In my opinion, long instance names are a much larger paper cut for new users, especially if the naming conflict comes with a good error message and the instructions to name the instance. For example, you see them all the time in doc gen, and they take up the entire search drop down. Of course, we could fix this by removing instances from doc gen search, but that seems like a silly hack.

(EDIT: the point being, I think using only the package instead of the full module is better because it results in short names.)

Kyle Miller (Dec 06 2023 at 16:17):

@Joachim Breitner I'm not sure what the right terminology is here, but it's between the full module name and the module root (the A in A.B.C).
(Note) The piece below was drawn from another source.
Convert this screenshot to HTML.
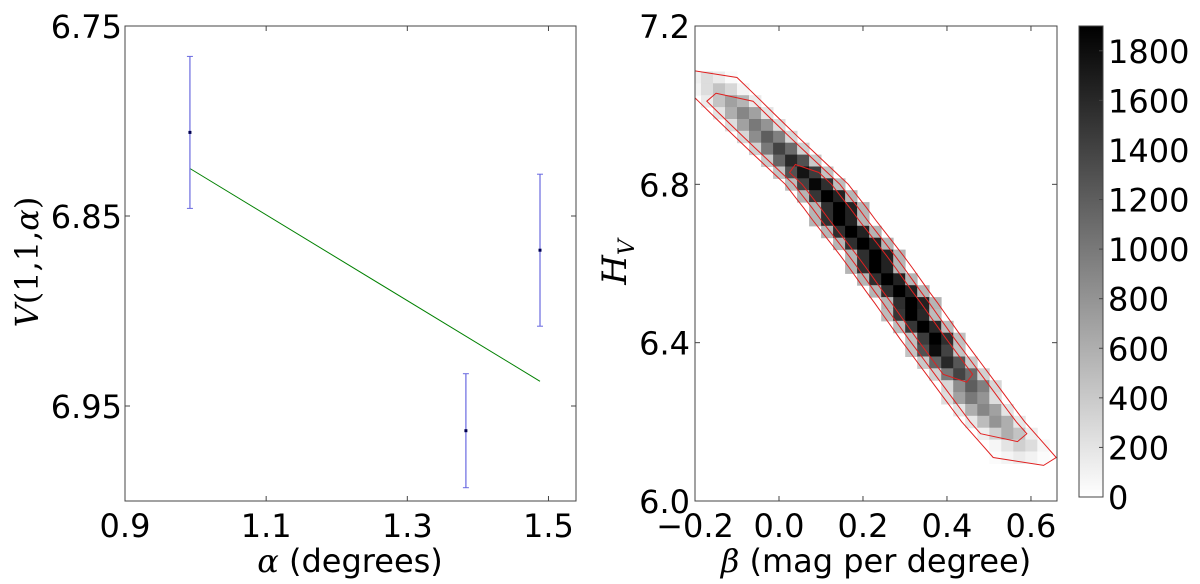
<!DOCTYPE html>
<html><head><meta charset="utf-8"><style>
body{margin:0;background:#fff;}
svg text{font-family:"DejaVu Sans","Liberation Sans",sans-serif;}
</style></head><body>
<svg id="fig" width="1200" height="579" viewBox="0 0 1200 579" xmlns="http://www.w3.org/2000/svg">
<defs>
<linearGradient id="cbg" x1="0" y1="1" x2="0" y2="0">
<stop offset="0" stop-color="#fff"/><stop offset="1" stop-color="#000"/>
</linearGradient>
<clipPath id="rclip"><rect x="695" y="26" width="362" height="475"/></clipPath>
</defs>
<g id="left"></g>
<g id="right"></g>
<g id="cbar"></g>
</svg>
<script>
// ---- left chart data ----
const alphaVals = [0.992, 1.383, 1.488];
const magVals = [6.806, 6.963, 6.868];
const magErr = [0.04, 0.03, 0.04];
const fitAlpha = [0.992, 1.488];
const fitMag = [6.825, 6.937];
const leftXTicks = [0.9, 1.1, 1.3, 1.5];
const leftXTickLabels = ["0.9", "1.1", "1.3", "1.5"];
const leftYTicks = [6.75, 6.85, 6.95];
const leftYTickLabels = ["6.75", "6.85", "6.95"];

// ---- right chart data (heatmap rows along the band) ----
const rowH = [7.07,7.04,7.01,6.98,6.95,6.92,6.89,6.86,6.83,6.80,6.77,6.74,6.71,6.68,6.65,6.62,6.59,6.56,6.53,6.50,6.47,6.44,6.41,6.38,6.35,6.32,6.29,6.26,6.23,6.20,6.17,6.14,6.11];
const rowBeta = [-0.175,-0.146,-0.117,-0.088,-0.059,-0.030,0.000,0.030,0.060,0.090,0.112,0.134,0.155,0.177,0.199,0.221,0.242,0.262,0.282,0.303,0.323,0.343,0.363,0.384,0.405,0.426,0.447,0.468,0.489,0.510,0.535,0.560,0.585];
const countCenter = [250,450,700,900,1000,1200,1400,1600,1750,1850,1900,1900,1900,1900,1900,1900,1900,1900,1900,1900,1900,1900,1900,1800,1600,1400,1200,1000,900,800,600,350,150];
const countLeft = [120,250,450,600,700,850,1000,1150,1300,1400,1500,1550,1550,1550,1550,1550,1550,1550,1550,1550,1500,1500,1450,1300,1150,1000,850,700,600,500,350,200,80];
const countRight = [150,300,550,700,800,950,1100,1300,1450,1550,1650,1650,1650,1650,1650,1650,1650,1650,1650,1650,1600,1600,1550,1400,1250,1100,950,800,700,600,450,250,100];
const countEdge = [40,80,150,200,250,300,350,400,450,500,550,550,550,550,550,550,550,550,550,550,500,500,480,450,400,350,300,250,200,180,130,70,30];
const contourHalfWidth = [0.075, 0.055, 0.035];
const contourRowRange = [[0,32],[2,30],[8,25]];
const rightXTicks = [-0.2, 0.0, 0.2, 0.4, 0.6];
const rightXTickLabels = ["\u22120.2", "0.0", "0.2", "0.4", "0.6"];
const rightYTicks = [6.0, 6.4, 6.8, 7.2];
const rightYTickLabels = ["6.0", "6.4", "6.8", "7.2"];
const cbarTicks = [0,200,400,600,800,1000,1200,1400,1600,1800];
const cbarMax = 1900;

const NS = "http://www.w3.org/2000/svg";
function mk(parent, tag, attrs, text){
  const e = document.createElementNS(NS, tag);
  for (const k in attrs) e.setAttribute(k, attrs[k]);
  if (text !== undefined) e.textContent = text;
  parent.appendChild(e);
  return e;
}

// ---------- LEFT ----------
const L = {x0:125, x1:576, y0:26, y1:501, xmin:0.9, xmax:1.539, ymin:6.75, ymax:7.0};
const lx = v => L.x0 + (v - L.xmin) / (L.xmax - L.xmin) * (L.x1 - L.x0);
const ly = v => L.y0 + (v - L.ymin) / (L.ymax - L.ymin) * (L.y1 - L.y0);
const gl = document.getElementById('left');

const fit = mk(gl, 'line', {x1:lx(fitAlpha[0]), y1:ly(fitMag[0]), x2:lx(fitAlpha[1]), y2:ly(fitMag[1]), stroke:'#008000', 'stroke-width':1});


alphaVals.forEach((a, i) => {
  const g = mk(gl, 'g', {});
  
  
  const x = lx(a);
  mk(g, 'line', {x1:x, x2:x, y1:ly(magVals[i]-magErr[i]), y2:ly(magVals[i]+magErr[i]), stroke:'#6a6ae0', 'stroke-width':1.2});
  mk(g, 'line', {x1:x-3, x2:x+3, y1:ly(magVals[i]-magErr[i]), y2:ly(magVals[i]-magErr[i]), stroke:'#6a6ae0', 'stroke-width':1});
  mk(g, 'line', {x1:x-3, x2:x+3, y1:ly(magVals[i]+magErr[i]), y2:ly(magVals[i]+magErr[i]), stroke:'#6a6ae0', 'stroke-width':1});
  mk(g, 'rect', {x:x-1.5, y:ly(magVals[i])-1.5, width:3, height:3, fill:'#000050'});
});
const lframe = mk(gl, 'rect', {x:L.x0, y:L.y0, width:L.x1-L.x0, height:L.y1-L.y0, fill:'none', stroke:'#444', 'stroke-width':1});


leftXTicks.forEach((t, i) => {
  const x = lx(t);
  mk(gl, 'line', {x1:x, x2:x, y1:L.y1, y2:L.y1-5, stroke:'#444'});
  mk(gl, 'line', {x1:x, x2:x, y1:L.y0, y2:L.y0+5, stroke:'#444'});
  const tx = mk(gl, 'text', {x:x, y:L.y1+36, 'font-size':32, 'text-anchor':'middle'}, leftXTickLabels[i]);
  
  
});
leftYTicks.forEach((t, i) => {
  const y = ly(t);
  mk(gl, 'line', {x1:L.x0, x2:L.x0+5, y1:y, y2:y, stroke:'#444'});
  mk(gl, 'line', {x1:L.x1, x2:L.x1-5, y1:y, y2:y, stroke:'#444'});
  const tx = mk(gl, 'text', {x:L.x0-3, y:y+12, 'font-size':32, 'text-anchor':'end'}, leftYTickLabels[i]);
  
  
});
</script>
<script>
// ---------- RIGHT ----------
const R = {x0:695, x1:1057, y0:26, y1:501, xmin:-0.2, xmax:0.662, ymin:6.0, ymax:7.2};
const rx = v => R.x0 + (v - R.xmin) / (R.xmax - R.xmin) * (R.x1 - R.x0);
const ry = v => R.y1 - (v - R.ymin) / (R.ymax - R.ymin) * (R.y1 - R.y0);
const gr = document.getElementById('right');
const dB = 0.0286, dHc = 0.0303;
const shade = c => { const v = Math.round(255 * (1 - Math.min(c, cbarMax) / cbarMax)); return `rgb(${v},${v},${v})`; };
const heat = mk(gr, 'g', {'clip-path':'url(#rclip)'});


rowH.forEach((h, i) => {
  const vals = [countEdge[i], countLeft[i], countCenter[i], countRight[i], countEdge[i]];
  const cIdx = Math.round((rowBeta[i] - R.xmin) / dB);
  vals.forEach((c, k) => {
    const b0 = R.xmin + (cIdx + k - 2) * dB - dB/2;
    const xa = rx(b0), xb = rx(b0 + dB);
    const ya = ry(h + dHc/2), yb = ry(h - dHc/2);
    const cell = mk(heat, 'rect', {x:xa.toFixed(1), y:ya.toFixed(1), width:(xb-xa+0.4).toFixed(1), height:(yb-ya+0.4).toFixed(1), fill:shade(c)});
    
    
  });
});
const cg = mk(gr, 'g', {'clip-path':'url(#rclip)'});


contourHalfWidth.forEach((w, j) => {
  const [a, b] = contourRowRange[j];
  const pts = [];
  pts.push([rowBeta[a] - w*0.6, rowH[a] + 0.02]);
  for (let i = a; i <= b; i++) pts.push([rowBeta[i] + w, rowH[i]]);
  pts.push([rowBeta[b] + w*0.6, rowH[b] - 0.02]);
  for (let i = b; i >= a; i--) pts.push([rowBeta[i] - w, rowH[i]]);
  const p = mk(cg, 'polygon', {points: pts.map(q => rx(q[0]).toFixed(1) + ',' + ry(q[1]).toFixed(1)).join(' '), fill:'none', stroke:'#e02020', 'stroke-width':1});
  
  
});
const rframe = mk(gr, 'rect', {x:R.x0, y:R.y0, width:R.x1-R.x0, height:R.y1-R.y0, fill:'none', stroke:'#444', 'stroke-width':1});


rightXTicks.forEach((t, i) => {
  const x = rx(t);
  mk(gr, 'line', {x1:x, x2:x, y1:R.y1, y2:R.y1-5, stroke:'#444'});
  mk(gr, 'line', {x1:x, x2:x, y1:R.y0, y2:R.y0+5, stroke:'#444'});
  const tx = mk(gr, 'text', {x:x, y:R.y1+36, 'font-size':32, 'text-anchor':'middle'}, rightXTickLabels[i]);
  
  
});
rightYTicks.forEach((t, i) => {
  const y = ry(t);
  mk(gr, 'line', {x1:R.x0, x2:R.x0+5, y1:y, y2:y, stroke:'#444'});
  mk(gr, 'line', {x1:R.x1, x2:R.x1-5, y1:y, y2:y, stroke:'#444'});
  const tx = mk(gr, 'text', {x:R.x0-5, y:y+12, 'font-size':32, 'text-anchor':'end'}, rightYTickLabels[i]);
  
  
});

// ---------- COLORBAR ----------
const gc = document.getElementById('cbar');
const C = {x0:1079, x1:1103, y0:26, y1:497};
const cy = v => C.y1 - v / cbarMax * (C.y1 - C.y0);
const bar = mk(gc, 'rect', {x:C.x0, y:C.y0, width:C.x1-C.x0, height:C.y1-C.y0, fill:'url(#cbg)', stroke:'#444', 'stroke-width':1});


cbarTicks.forEach(t => {
  const y = cy(t);
  mk(gc, 'line', {x1:C.x1, x2:C.x1-4, y1:y, y2:y, stroke:'#444'});
  const tx = mk(gc, 'text', {x:C.x1+5, y:y+12, 'font-size':32}, String(t));
  
  
});
</script>
<script>
const svg = document.getElementById('fig');
function lab(attrs, html, name){
  const t = document.createElementNS("http://www.w3.org/2000/svg", 'text');
  for (const k in attrs) t.setAttribute(k, attrs[k]);
  t.innerHTML = html;
  
  
  svg.appendChild(t);
}
const SER = 'font-family:\'DejaVu Serif\',serif;font-style:italic';
lab({x:350, y:572, 'font-size':32, 'text-anchor':'middle'}, '<tspan style="' + SER + '">α</tspan> (degrees)', 'left-x-axis-title');
lab({x:876, y:572, 'font-size':32, 'text-anchor':'middle'}, '<tspan style="' + SER + '">β</tspan> (mag per degree)', 'right-x-axis-title');
lab({x:0, y:0, 'font-size':32, 'text-anchor':'middle', transform:'translate(38,262) rotate(-90)', style:"font-family:'DejaVu Serif',serif"}, '<tspan style="' + SER + '">V</tspan>(1,1,<tspan style="' + SER + '">α</tspan>)', 'left-y-axis-title');
lab({x:0, y:0, 'font-size':34, 'text-anchor':'middle', transform:'translate(626,262) rotate(-90)', style:"font-family:'DejaVu Serif',serif"}, '<tspan style="' + SER + '">H</tspan><tspan style="' + SER + '" font-size="22" dy="8">V</tspan>', 'right-y-axis-title');
</script>
</body></html>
I'm not completely certain about this, but I've been under the impression that different Lake packages are not supposed to have intersecting sets of module roots.

Joachim Breitner (Dec 06 2023 at 17:27):

Yes, absolutely: But that’s a concept of lake (the build tool), as a wrapper around lean (the compiler/language). Lean itself (I believe) just sees modules, and it would be somewhat odd if lean the language has to know about how modules are grouped in packages.

It may seem silly to from a user’s point of view to have such abstraction boundaries between components that to the user – rightfully – are all just “Lean”. But such abstraction boundaries keep the complexity in check, and should not be given up easily.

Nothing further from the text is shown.